Saya tak mengikuti lagi bagaimana kelanjutan tesa-nya itu. Yang jelas ia lulus dengan predikat terbaik. Ia berhak menyandang gelar Doktorandus, sebuah gelar yang istimewa di tahun 1990-an.
Seusai kuliah, ia kemudian mengajar di Alkhairaat Parigi tempat ia menuntut ilmu di bawah asuhan KH. Mohammad Shaleh Zainal Abidin Damar, guru dan orang tua keduanya.
Setelahnya ia pamit mengikuti testing Calon Pegawai Negeri Sipil. Ia kemudian diterima di Kementerian Agama. Lalu mengajar di Sekolah Menengah Pertama Negeri 4 di Jalan Gatot Subroto, Palu sampai ia menjadi Wakil Kepala Sekolah Bidang Kesiswaan.
Terakhir, ia mendapat kepercayaan menjadi Kepala Sekolah Menengah Pertama Negeri 15 Palu yang dulu adalah Sekolah Teknik Negeri.
Ia termasuk Pegawai yang inovatif. Ia perencana dan eksekutor yang baik. Di tangannya sekolah yang tak dilirik itu maju dan punya banyak kegiatan bermanfaat.
Dalam pergaulan sehari-hari, ia sangat luwes. Semua orang dikawaninya. Pergaulannya luas. Ia pandai benar bergaul. Semua orang tua dicintai dan dihormatinya. Sebagai pendakwah, ia memiliki semua syaratnya. Isi ceramahnya pun selalu menarik didengarkan. Retorikanya indah disimak. Ia punya kebiasaan akan menggendong dan memeluk sesiapa saja orang tua yang ditemuinya di jalan saat ia berpapasan. Ia dekat dengan semua orang tua di tanah lahirnya.

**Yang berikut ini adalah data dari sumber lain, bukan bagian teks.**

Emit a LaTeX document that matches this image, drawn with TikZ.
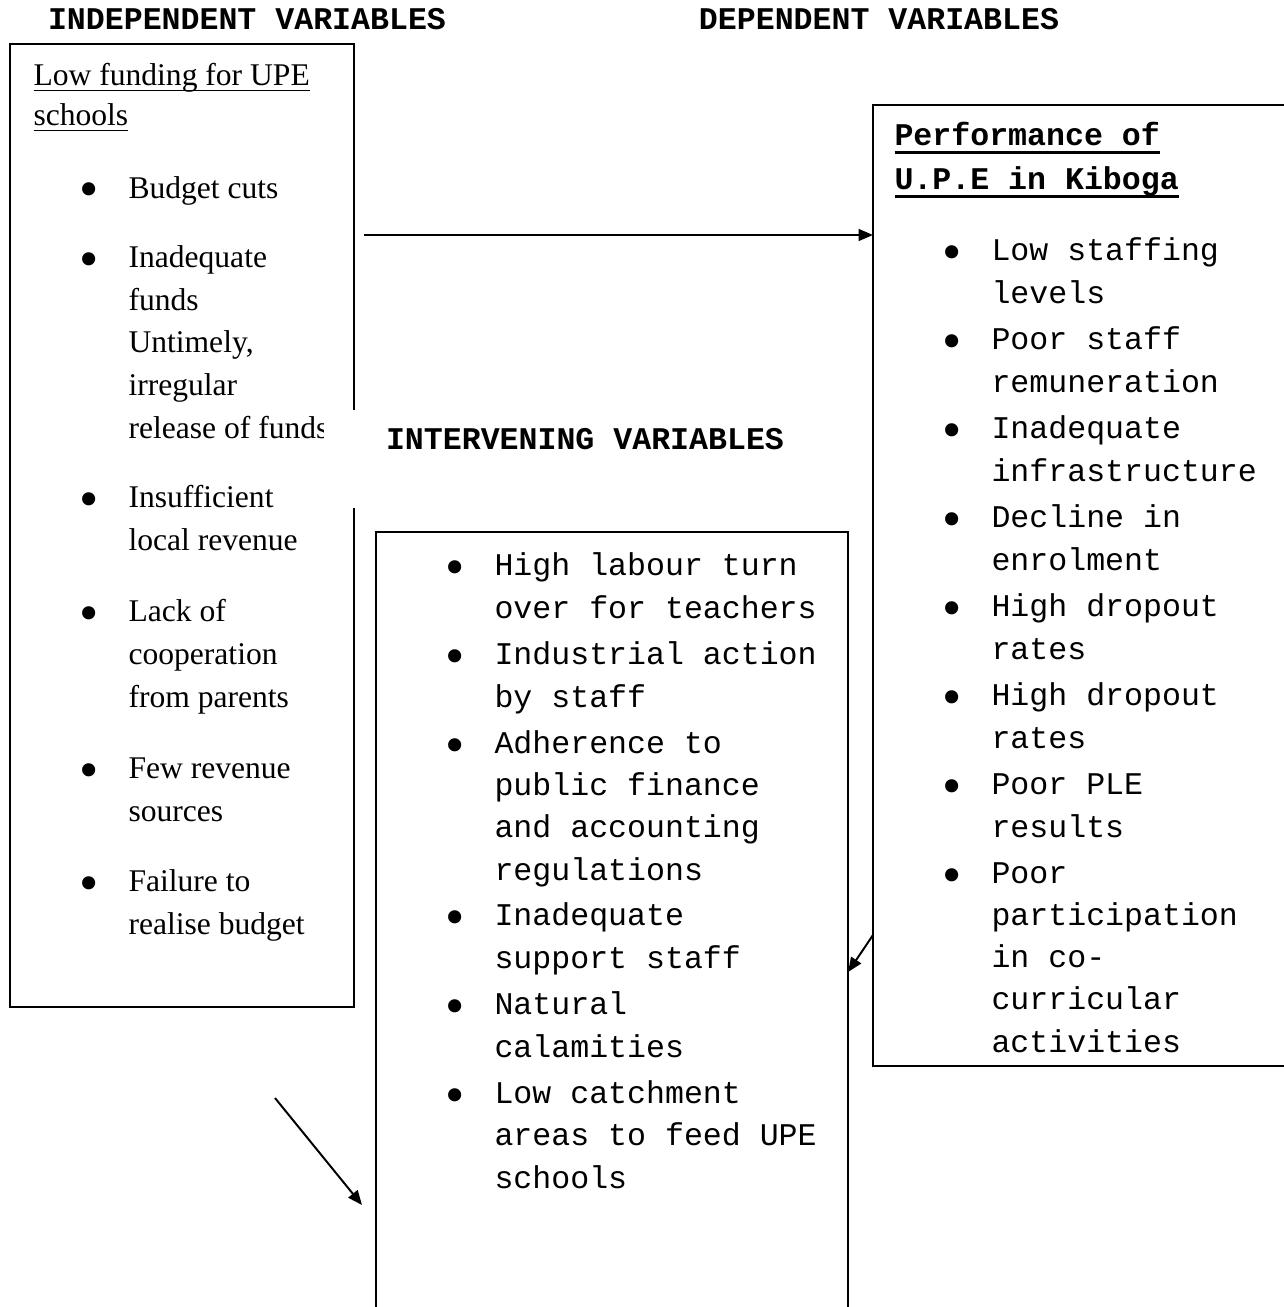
\documentclass[tikz,border=0pt]{standalone}
\usepackage{fontspec}
\setmainfont{Liberation Serif}
\setmonofont{Liberation Mono}
\usetikzlibrary{arrows.meta, positioning}
\newcommand{\bul}{\llap{\raisebox{-3.7pt}{\fontsize{20.9}{20}\selectfont\rmfamily\textbullet}\hspace{11.5pt}}}
\newcommand{\uline}[3]{\setbox0=\hbox{#3}\rlap{\rule[-#2]{\wd0}{#1}}\box0}

\begin{document}
\begin{tikzpicture}[
    x=0.38pt, y=-0.38pt,
    box/.style  ={draw, line width=0.75pt, anchor=north west,
                  inner sep=0pt, outer sep=0pt},
    hdr/.style  ={anchor=base, inner sep=0pt,
                  font=\ttfamily\bfseries\fontsize{12}{14}\selectfont},
    rmitem/.style={anchor=base west, align=left, inner sep=0pt,
                  font=\fontsize{12}{16.2}\selectfont},
    ttitem/.style={anchor=base west, align=left, inner sep=0pt,
                  font=\ttfamily\fontsize{12}{16}\selectfont},
    flow/.style ={-{Triangle[length=5.5pt,width=4.5pt]}, line width=0.75pt},
]
\useasboundingbox (0,0) rectangle (1284,1307);
\clip (0,0) rectangle (1284,1307);

% headers
\node[hdr] (h-ind) at (247,30) {INDEPENDENT VARIABLES};
\node[hdr] (h-dep) at (879,30) {DEPENDENT VARIABLES};

% independent variables (node base = last line)
\node[box, minimum width=130.7pt, minimum height=365.9pt] (indep) at (10,44) {};
\node[rmitem, font=\fontsize{12}{15.2}\selectfont] (ind-t) at (33,126)
     {\uline{0.5pt}{2pt}{Low funding for UPE}\\\uline{0.5pt}{2pt}{schools}};
\node[rmitem] (ind-1) at (128,198)   {\bul Budget cuts};
\node[rmitem] (ind-2) at (128,438)   {\bul Inadequate\\funds\\Untimely,\\irregular\\release of funds};
\node[rmitem] (ind-3) at (128,550.5) {\bul Insufficient\\local revenue};
\node[rmitem] (ind-4) at (128,707)   {\bul Lack of\\cooperation\\from parents};
\node[rmitem] (ind-5) at (128,821.5) {\bul Few revenue\\sources};
\node[rmitem] (ind-6) at (128,934.5) {\bul Failure to\\realise budget};

% intervening label sits over the box edge
\fill[white] (324,410) rectangle (800,508);
\node[hdr] (h-int) at (585,449) {INTERVENING VARIABLES};

% dependent variables
\node[box, minimum width=167.2pt, minimum height=365.2pt] (dep) at (873,105) {};
\node[ttitem, font=\ttfamily\bfseries\fontsize{12}{16.7}\selectfont] (dep-t) at (894,189)
     {\uline{1.1pt}{3.5pt}{Performance of}\\\uline{1.1pt}{3.5pt}{U.P.E in Kiboga}};
\node[ttitem] (dep-1) at (991,303)  {\bul Low staffing\\levels};
\node[ttitem] (dep-2) at (991,392)  {\bul Poor staff\\remuneration};
\node[ttitem] (dep-3) at (991,481)  {\bul Inadequate\\infrastructure};
\node[ttitem] (dep-4) at (991,570)  {\bul Decline in\\enrolment};
\node[ttitem] (dep-5) at (991,659)  {\bul High dropout\\rates};
\node[ttitem] (dep-6) at (991,748)  {\bul High dropout\\rates};
\node[ttitem] (dep-7) at (991,837)  {\bul Poor PLE\\results};
\node[ttitem] (dep-8) at (991,1052) {\bul Poor\\participation\\in co-\\curricular\\activities};

% intervening variables
\node[box, minimum width=179.4pt, minimum height=300pt] (interv) at (376,532) {};
\node[ttitem] (int-1) at (494,618)  {\bul High labour turn\\over for teachers};
\node[ttitem] (int-2) at (494,707)  {\bul Industrial action\\by staff};
\node[ttitem] (int-3) at (494,880)  {\bul Adherence to\\public finance\\and accounting\\regulations};
\node[ttitem] (int-4) at (494,968)  {\bul Inadequate\\support staff};
\node[ttitem] (int-5) at (494,1057) {\bul Natural\\calamities};
\node[ttitem] (int-6) at (494,1188) {\bul Low catchment\\areas to feed UPE\\schools};

% arrows
\coordinate (a1) at (364,235);
\coordinate (a3) at (275,1098);
\coordinate (a3e) at (362,1205);
\draw[flow] (a1) -- (dep.west |- a1);
\draw[flow] (dep.west |- 0,935) -- (interv.east |- 0,972);
\draw[flow] (a3) -- (a3e);
\end{tikzpicture}
\end{document}
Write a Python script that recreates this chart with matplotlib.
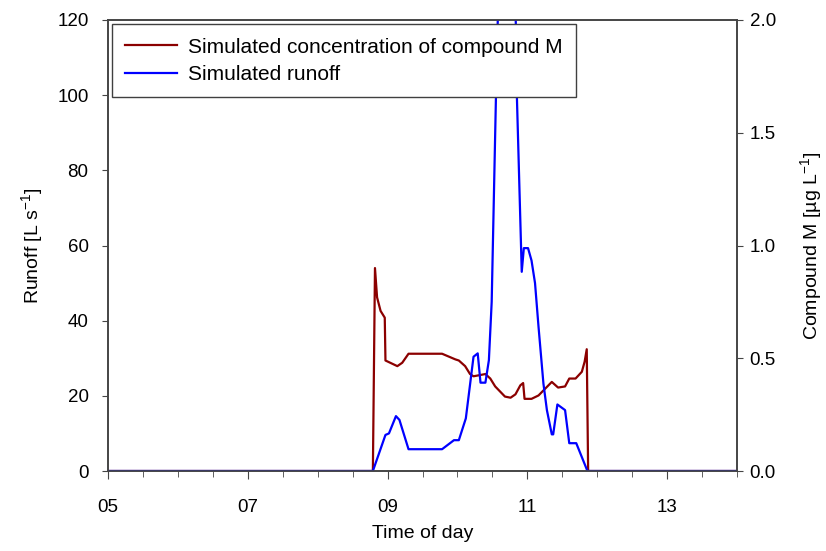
"""
Simulated runoff and concentration of compound M over the time of day.
"""

import matplotlib

matplotlib.use("Agg")
import matplotlib.pyplot as plt
from matplotlib.ticker import FixedLocator, MultipleLocator

plt.rcParams["font.family"] = ["Liberation Sans", "DejaVu Sans"]
plt.rcParams["mathtext.fontset"] = "custom"
plt.rcParams["mathtext.rm"] = "Liberation Sans"
plt.rcParams["mathtext.it"] = "Liberation Sans:italic"
plt.rcParams["font.size"] = 13.5

# time of day in hours
conc_time = [5.0, 8.79, 8.82, 8.85, 8.90, 8.96, 8.97, 9.14, 9.21, 9.30, 9.78,
             9.97, 10.02, 10.11, 10.18, 10.23, 10.40, 10.47, 10.54, 10.68,
             10.76, 10.83, 10.90, 10.94, 10.96, 11.06, 11.16, 11.35, 11.44,
             11.54, 11.60, 11.69, 11.78, 11.82, 11.85, 11.87, 14.0]
conc_value = [0.0, 0.0, 0.90, 0.77, 0.71, 0.68, 0.49, 0.465, 0.48, 0.52, 0.52,
              0.495, 0.49, 0.465, 0.43, 0.42, 0.43, 0.41, 0.375, 0.33,
              0.325, 0.34, 0.38, 0.39, 0.32, 0.32, 0.335, 0.395, 0.37,
              0.375, 0.41, 0.41, 0.44, 0.485, 0.54, 0.0, 0.0]

runoff_time = [5.0, 8.79, 8.97, 9.02, 9.12, 9.17, 9.30, 9.78, 9.95, 10.02,
               10.12, 10.23, 10.29, 10.33, 10.40, 10.45, 10.49, 10.55, 10.60,
               10.70, 10.82, 10.85, 10.92, 10.95, 11.01, 11.06, 11.11, 11.16,
               11.23, 11.28, 11.35, 11.37, 11.43, 11.54, 11.60, 11.70, 11.86,
               14.0]
runoff_value = [0.0, 0.0, 9.6, 10.0, 14.6, 13.6, 5.8, 5.8, 8.2, 8.2,
                14.0, 30.4, 31.3, 23.5, 23.5, 29.5, 45.0, 98.7, 138.0,
                150.0, 138.0, 100.0, 53.0, 59.3, 59.3, 56.0, 50.0, 38.4,
                23.3, 16.2, 9.75, 9.75, 17.7, 16.2, 7.4, 7.4, 0.0,
                0.0]

x_major = [5, 7, 9, 11, 13]
x_labels = ["05", "07", "09", "11", "13"]

SPINE = "#454545"


def main() -> None:
    fig = plt.figure(figsize=(8.26, 5.51), dpi=100)
    ax1 = fig.add_axes([108 / 826, 1 - 471 / 551, 629 / 826, 451 / 551])
    ax2 = ax1.twinx()

    # runoff line must sit on top of the concentration line
    ax1.set_zorder(ax2.get_zorder() + 1)
    ax1.patch.set_visible(False)

    (conc_line,) = ax2.plot(conc_time, conc_value, color="#8B0000", linewidth=1.6,
                            label="Simulated concentration of compound M")
    (runoff_line,) = ax1.plot(runoff_time, runoff_value, color="#0000FF", linewidth=1.6,
                              label="Simulated runoff")

    ax1.set_xlim(5, 14)
    ax1.set_ylim(0, 120)
    ax2.set_ylim(0, 2.0)

    ax1.xaxis.set_major_locator(FixedLocator(x_major))
    ax1.set_xticklabels(x_labels)
    ax1.xaxis.set_minor_locator(MultipleLocator(0.5))
    ax1.yaxis.set_major_locator(MultipleLocator(20))
    ax2.yaxis.set_major_locator(MultipleLocator(0.5))
    ax2.yaxis.set_major_formatter(plt.FormatStrFormatter("%.1f"))

    for ax in (ax1, ax2):
        for spine in ax.spines.values():
            spine.set_color(SPINE)
            spine.set_linewidth(1.2)
    ax1.tick_params(axis="x", which="major", direction="out", length=6, pad=14,
                    color=SPINE)
    ax1.tick_params(axis="x", which="minor", direction="out", length=4, color=SPINE)
    ax1.tick_params(axis="y", direction="out", length=4, pad=10, color=SPINE)
    ax2.tick_params(axis="y", direction="out", length=4, pad=5, color=SPINE)

    ax1.set_xlabel("Time of day", fontsize=14, labelpad=7)
    ax1.set_ylabel("Runoff [L s$^{-1}$]", fontsize=14, labelpad=9)
    ax2.set_ylabel("Compound M [µg L$^{-1}$]", fontsize=14, labelpad=16)

    legend = ax1.legend(handles=[conc_line, runoff_line], loc="upper left",
                        bbox_to_anchor=(0.006, 0.991), borderaxespad=0,
                        fancybox=False, framealpha=1, edgecolor="#404040",
                        fontsize=15, handlelength=2.5, handletextpad=0.5,
                        borderpad=0.65, labelspacing=0.4)
    legend.get_frame().set_linewidth(1.0)
    legend.set_zorder(10)

    fig.savefig("out.png", dpi=100)
    plt.close(fig)


if __name__ == "__main__":
    main()
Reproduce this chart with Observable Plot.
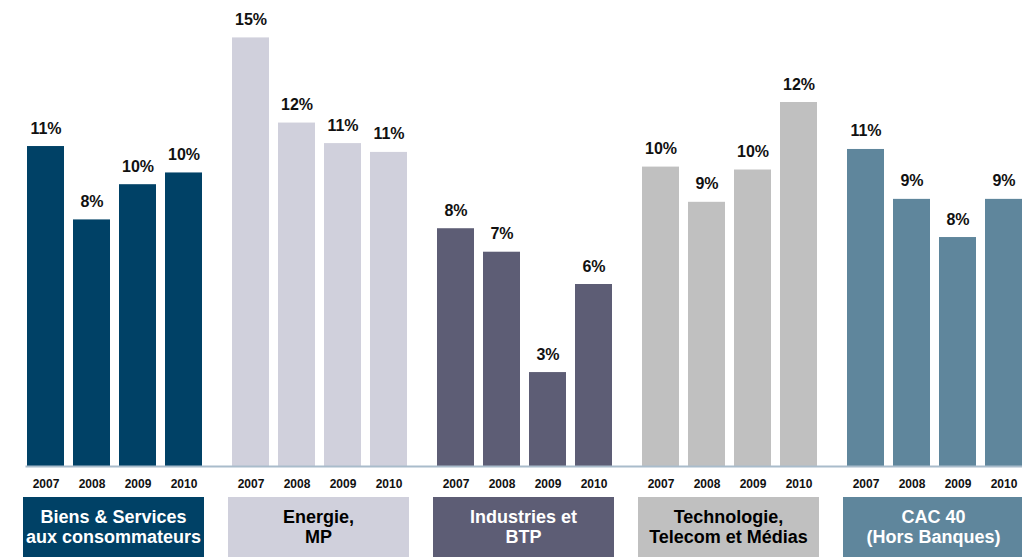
<!DOCTYPE html>
<html>
<head>
<meta charset="utf-8">
<script src="https://cdn.jsdelivr.net/npm/d3@7"></script>
<script src="https://cdn.jsdelivr.net/npm/@observablehq/plot@0.6"></script>
<style>
  html, body { margin: 0; padding: 0; background: #fff; overflow: hidden; }
  #wrap { position: relative; width: 1022px; height: 557px; overflow: hidden;
          font-family: "Liberation Sans Narrow", "Arial Narrow", "Liberation Sans", Arial, sans-serif; }
  #boxes { position: absolute; left: 0; top: 497px; width: 1022px; height: 60px; }
  .box { position: absolute; top: 0; height: 60px; display: flex; align-items: center;
         justify-content: center; text-align: center; font-weight: bold; font-size: 18px; line-height: 20px; }
</style>
</head>
<body>
<div id="wrap">
  <div id="chart"></div>
  <div id="boxes"></div>
</div>
<script>
// Data
const categories = ["Biens", "Energie", "Industries", "Technologie", "CAC40"];
const categoryLabels = [
  ["Biens & Services", "aux consommateurs"],
  ["Energie,", "MP"],
  ["Industries et", "BTP"],
  ["Technologie,", "Telecom et Médias"],
  ["CAC 40", "(Hors Banques)"]
];
const years = ["2007", "2008", "2009", "2010"];
const biens = [10.9, 8.4, 9.6, 10.0];
const energie = [14.6, 11.7, 11.0, 10.7];
const industries = [8.1, 7.3, 3.2, 6.2];
const technologie = [10.2, 9.0, 10.1, 12.4];
const cac40 = [10.8, 9.1, 7.8, 9.1];

// Styles
const barColors = ["#004166", "#d0d0dc", "#5d5d75", "#c0c0c0", "#5f869c"];
const labelColors = ["#ffffff", "#000000", "#ffffff", "#000000", "#ffffff"];

const series = [biens, energie, industries, technologie, cac40];
const rows = categories.flatMap((c, i) =>
  years.map((y, j) => ({cat: c, year: y, value: series[i][j]}))
);

const plot = Plot.plot({
  width: 1022,
  height: 497,
  marginLeft: 9,
  marginRight: 0,
  marginTop: 11,
  marginBottom: 31,
  style: {
    fontFamily: '"Liberation Sans Narrow", "Arial Narrow", "Liberation Sans", Arial, sans-serif',
    background: "#fff",
    overflow: "hidden"
  },
  fx: {domain: categories, range: [24, 1025], paddingInner: 0.1349, paddingOuter: 0, axis: null},
  x: {domain: years, paddingInner: 0.186, paddingOuter: 0},
  y: {domain: [0, 15.5], axis: null},
  color: {domain: categories, range: barColors},
  marks: [
    Plot.barY(rows, {fx: "cat", x: "year", y: "value", fill: "cat"}),
    Plot.text(rows, {
      fx: "cat", x: "year", y: "value",
      text: d => Math.round(d.value) + "%",
      lineAnchor: "bottom", dy: -13,
      fontWeight: "bold", fontSize: 16, fill: "#111"
    }),
    Plot.frame({facet: "super", anchor: "bottom", stroke: "#a9bccb", strokeWidth: 2}),
    Plot.axisX({tickSize: 0, tickPadding: 13, label: null, fontWeight: "bold", fontSize: 12, fill: "#111"})
  ]
});
document.getElementById("chart").appendChild(plot);

// Category boxes positioned from the plot's fx scale
const fx = plot.scale("fx");
const boxes = document.getElementById("boxes");
categories.forEach((c, i) => {
  const div = document.createElement("div");
  div.className = "box";
  const x0 = fx.apply(c);
  div.style.left = (x0 - 3) + "px";
  div.style.width = (fx.bandwidth + 4) + "px";
  div.style.background = barColors[i];
  div.style.color = labelColors[i];
  div.innerHTML = categoryLabels[i].join("<br>");
  boxes.appendChild(div);
});
</script>
</body>
</html>
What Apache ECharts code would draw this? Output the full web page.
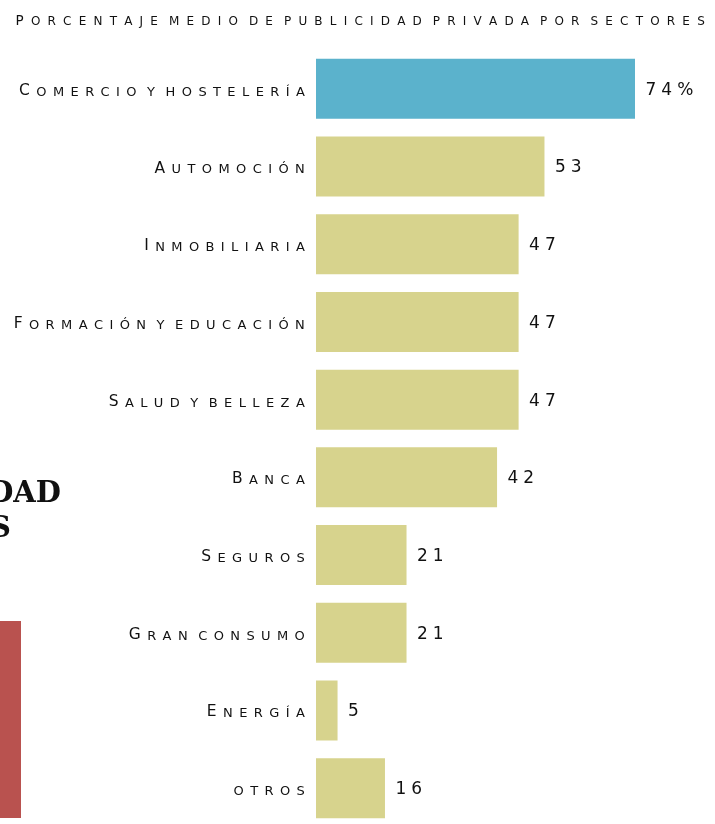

Setelah menunaikan haji dan menyelesaikan magisternya, ia menulis namanya: Drs. H. Nasrun Ismail, M.Si. Ia adalah adik ketiga almarhumah ibu saya, Fauziah Ismail. Ia berpulang hari ini, Kamis, 5 Agustus 2021 menyusul bapaknya yang mendahuluinya, Selasa, 3 Agustus 2021 kemarin.
Mendiang lahir di Masigi, Parigi, 11 Februari 1959. Ia merasakan bagaimana mereka harus mengungsi ke Kebun Kopi karena pasukan PRRI/Permesta pimpinan Herman Nicolas Ventje Sumual, merangsek masuk ke wilayah Parigi dan terlibat clash dengan Tentara Indonesia.
Sesuai rencana keluarganya, dia akan dimakamkan di samping bapaknya yang dikuburkan Rabu, 4 Agustus 2021 kemarin di sebuah areal kebun yang kami namai sambote yang berarti tempat di seberang.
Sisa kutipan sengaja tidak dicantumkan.